Торжественное открытие первого филиала компании показывали сразу по трем каналам. Все было как положено: и ленточка, и музычка, и шарики с логотипом «ДВ». Выступал даже кто-то из мэрии. Градоначальник появляться на мероприятии поостерегся, прислал кого-то из заместителей, но это было фактически то же самое — знак официальной поддержки.
Представитель одной маленькой, но зловонной демократической партии очень складно растолковал смысл Конституции: оказывается, право на жизнь вовсе не влечет таковой обязанности и автоматически означает равноценное право на смерть.
Оппонент из «новых левых» назвал это пустой болтовней. По его словам, перестройка тысяча девятьсот семьдесят четвертого года довела народ до такого отчаяния, что уход из жизни стал для многих единственным выходом. Кто-то из менеджеров компании, не растерявшись, тут же подскочил к микрофону и уведомил что базовый пакет услуг стоит всего двенадцать рублей'. Левый эмиссар спустился с помоста, размашисто аплодируя и пожимая руки кому ни попадя.
За политиками выступила творческая интеллигенция — дама лет тридцати с изнаночным взглядом старой кокаинистки прочитала длинное стихотворение. Стихов никто не понял, но из уважения к искусству похлопали. Потом какой-то подозрительный поп объяснил что подобные деяния господу богу в принципе противны, но, с другой стороны, все мы грешники и так далее... Под конец появился высокий чин из Министерства здравоохранения, заверивший, что методики, применяемые в «Деле врачей», многократно опробованы и результат гарантирован.

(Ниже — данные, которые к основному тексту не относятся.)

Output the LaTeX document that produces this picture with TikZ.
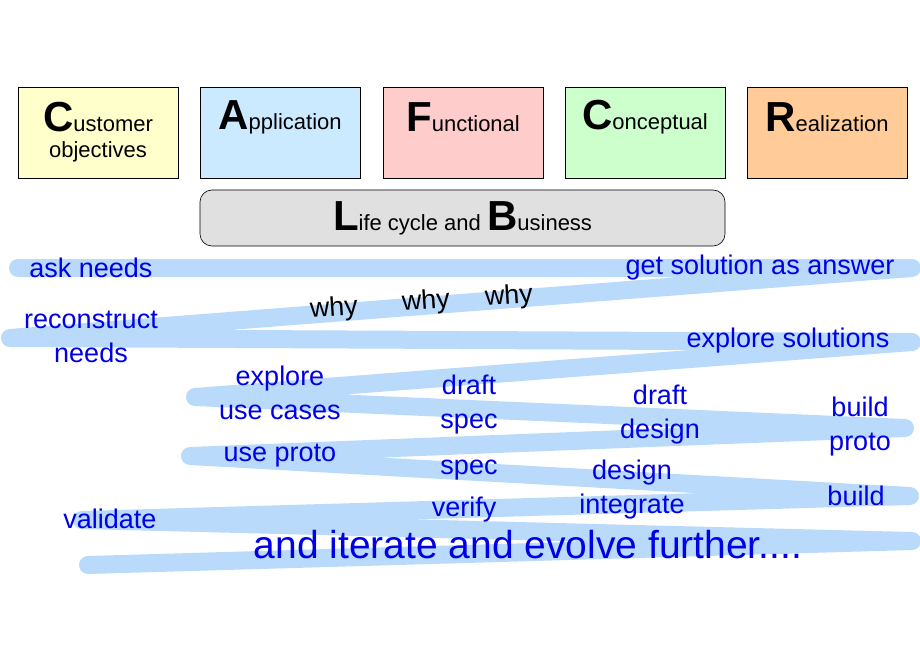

Народу собралось столько, что дорожная полиция была вынуждена перекрыть на улице движение. Толпа разлилась сначала по мостовой, а через полчаса забила уже и противоположный тротуар.
Все это смахивало на большой и долгожданный праздник. Страшное слово «самоубийство» и почти не страшный, но режущий слух «суицид» так и не прозвучали.
Когда перерезали красную ленту, оркестр сыграл туш, затем наступило секундное оцепенение. Двери были распахнуты, но входить никто не решался. Работники филиала потоптались у стены и тихонько, гуськом, просочились внутрь. Сказать «Добро пожаловать!» или что-нибудь подобное никто не решился.
Вечно спешащие телевизионщики смекнули, что ловить больше нечего, и начали споро сворачиваться. Репортер и оператор с кабельного канала «Наша жизнь» еще слонялись, выискивая «характерные» лица, однако всем уже было ясно, что официальная часть закончилась, а неофициальной не предвидится. Люди стали расходиться. Но ушли далеко не все.